DATA SEGMENT =>

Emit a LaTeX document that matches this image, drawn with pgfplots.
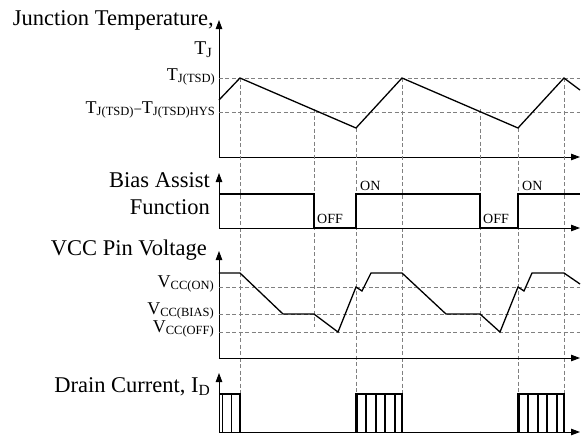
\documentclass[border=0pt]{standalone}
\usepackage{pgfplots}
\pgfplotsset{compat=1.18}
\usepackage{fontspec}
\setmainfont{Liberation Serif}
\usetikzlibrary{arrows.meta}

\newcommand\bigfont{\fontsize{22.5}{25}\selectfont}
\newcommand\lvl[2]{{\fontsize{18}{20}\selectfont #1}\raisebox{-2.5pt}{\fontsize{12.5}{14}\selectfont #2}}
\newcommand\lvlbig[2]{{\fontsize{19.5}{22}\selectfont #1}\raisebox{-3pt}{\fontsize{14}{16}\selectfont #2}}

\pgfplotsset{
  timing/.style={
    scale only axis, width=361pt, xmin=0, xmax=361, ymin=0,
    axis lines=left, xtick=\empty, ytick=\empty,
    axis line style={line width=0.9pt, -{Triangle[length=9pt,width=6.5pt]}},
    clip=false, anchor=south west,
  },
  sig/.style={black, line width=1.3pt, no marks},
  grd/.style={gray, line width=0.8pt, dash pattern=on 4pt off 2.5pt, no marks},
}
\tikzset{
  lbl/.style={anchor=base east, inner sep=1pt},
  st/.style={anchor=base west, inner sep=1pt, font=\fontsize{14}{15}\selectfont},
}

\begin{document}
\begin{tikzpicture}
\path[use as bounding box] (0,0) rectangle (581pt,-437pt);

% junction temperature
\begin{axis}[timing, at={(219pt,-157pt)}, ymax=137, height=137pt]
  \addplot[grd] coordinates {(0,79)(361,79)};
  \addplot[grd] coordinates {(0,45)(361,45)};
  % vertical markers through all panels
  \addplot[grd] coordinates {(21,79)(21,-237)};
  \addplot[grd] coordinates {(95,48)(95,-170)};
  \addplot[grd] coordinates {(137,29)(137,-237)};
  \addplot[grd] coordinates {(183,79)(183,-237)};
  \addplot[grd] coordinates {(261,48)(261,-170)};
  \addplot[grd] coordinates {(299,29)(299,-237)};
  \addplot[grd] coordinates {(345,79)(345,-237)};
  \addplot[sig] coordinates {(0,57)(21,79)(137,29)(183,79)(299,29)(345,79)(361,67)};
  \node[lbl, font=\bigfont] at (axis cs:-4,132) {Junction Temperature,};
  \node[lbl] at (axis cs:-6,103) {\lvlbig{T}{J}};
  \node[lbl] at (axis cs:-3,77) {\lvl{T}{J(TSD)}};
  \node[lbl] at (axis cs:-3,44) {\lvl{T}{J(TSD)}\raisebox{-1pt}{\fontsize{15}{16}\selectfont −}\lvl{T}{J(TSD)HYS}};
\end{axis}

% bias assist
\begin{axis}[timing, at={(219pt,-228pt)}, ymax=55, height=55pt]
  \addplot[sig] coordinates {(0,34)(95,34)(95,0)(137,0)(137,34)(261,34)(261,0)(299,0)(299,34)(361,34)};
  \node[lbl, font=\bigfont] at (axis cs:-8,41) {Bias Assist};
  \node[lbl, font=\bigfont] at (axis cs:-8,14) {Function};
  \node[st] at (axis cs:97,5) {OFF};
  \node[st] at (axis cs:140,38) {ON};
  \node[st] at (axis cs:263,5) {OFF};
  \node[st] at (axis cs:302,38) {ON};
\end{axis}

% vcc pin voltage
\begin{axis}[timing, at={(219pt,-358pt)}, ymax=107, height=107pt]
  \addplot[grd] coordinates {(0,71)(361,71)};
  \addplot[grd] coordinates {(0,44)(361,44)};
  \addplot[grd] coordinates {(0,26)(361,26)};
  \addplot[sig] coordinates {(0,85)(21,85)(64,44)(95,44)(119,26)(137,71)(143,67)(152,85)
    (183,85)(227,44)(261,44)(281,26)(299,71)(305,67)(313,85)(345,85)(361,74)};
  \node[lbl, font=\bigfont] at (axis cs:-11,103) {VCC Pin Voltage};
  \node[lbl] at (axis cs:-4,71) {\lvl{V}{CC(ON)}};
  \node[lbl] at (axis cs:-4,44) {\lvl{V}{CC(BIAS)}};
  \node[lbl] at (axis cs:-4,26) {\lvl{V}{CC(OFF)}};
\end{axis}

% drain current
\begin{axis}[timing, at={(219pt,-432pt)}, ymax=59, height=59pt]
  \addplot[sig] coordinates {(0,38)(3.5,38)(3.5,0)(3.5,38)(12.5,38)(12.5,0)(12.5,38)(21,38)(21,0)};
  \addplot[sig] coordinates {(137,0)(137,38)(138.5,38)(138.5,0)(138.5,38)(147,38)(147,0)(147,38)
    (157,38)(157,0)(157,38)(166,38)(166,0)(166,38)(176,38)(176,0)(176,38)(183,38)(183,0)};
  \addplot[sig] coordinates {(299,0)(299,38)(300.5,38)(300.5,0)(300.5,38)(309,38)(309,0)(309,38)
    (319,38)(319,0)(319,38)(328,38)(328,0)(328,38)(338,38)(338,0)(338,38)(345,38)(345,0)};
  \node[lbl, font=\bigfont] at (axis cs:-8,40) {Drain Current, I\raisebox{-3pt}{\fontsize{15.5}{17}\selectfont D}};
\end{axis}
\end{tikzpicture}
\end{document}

TASK REQUIREMENTS =>
Please extract exactly the lines of the data, from the first through the line containing "(0,0) rectangle (581pt,-437pt);", and add no pictures to the copy.

COMPLETE ANSWER =>
Emit a LaTeX document that matches this image, drawn with pgfplots.
\documentclass[border=0pt]{standalone}
\usepackage{pgfplots}
\pgfplotsset{compat=1.18}
\usepackage{fontspec}
\setmainfont{Liberation Serif}
\usetikzlibrary{arrows.meta}

\newcommand\bigfont{\fontsize{22.5}{25}\selectfont}
\newcommand\lvl[2]{{\fontsize{18}{20}\selectfont #1}\raisebox{-2.5pt}{\fontsize{12.5}{14}\selectfont #2}}
\newcommand\lvlbig[2]{{\fontsize{19.5}{22}\selectfont #1}\raisebox{-3pt}{\fontsize{14}{16}\selectfont #2}}

\pgfplotsset{
  timing/.style={
    scale only axis, width=361pt, xmin=0, xmax=361, ymin=0,
    axis lines=left, xtick=\empty, ytick=\empty,
    axis line style={line width=0.9pt, -{Triangle[length=9pt,width=6.5pt]}},
    clip=false, anchor=south west,
  },
  sig/.style={black, line width=1.3pt, no marks},
  grd/.style={gray, line width=0.8pt, dash pattern=on 4pt off 2.5pt, no marks},
}
\tikzset{
  lbl/.style={anchor=base east, inner sep=1pt},
  st/.style={anchor=base west, inner sep=1pt, font=\fontsize{14}{15}\selectfont},
}

\begin{document}
\begin{tikzpicture}
\path[use as bounding box] (0,0) rectangle (581pt,-437pt);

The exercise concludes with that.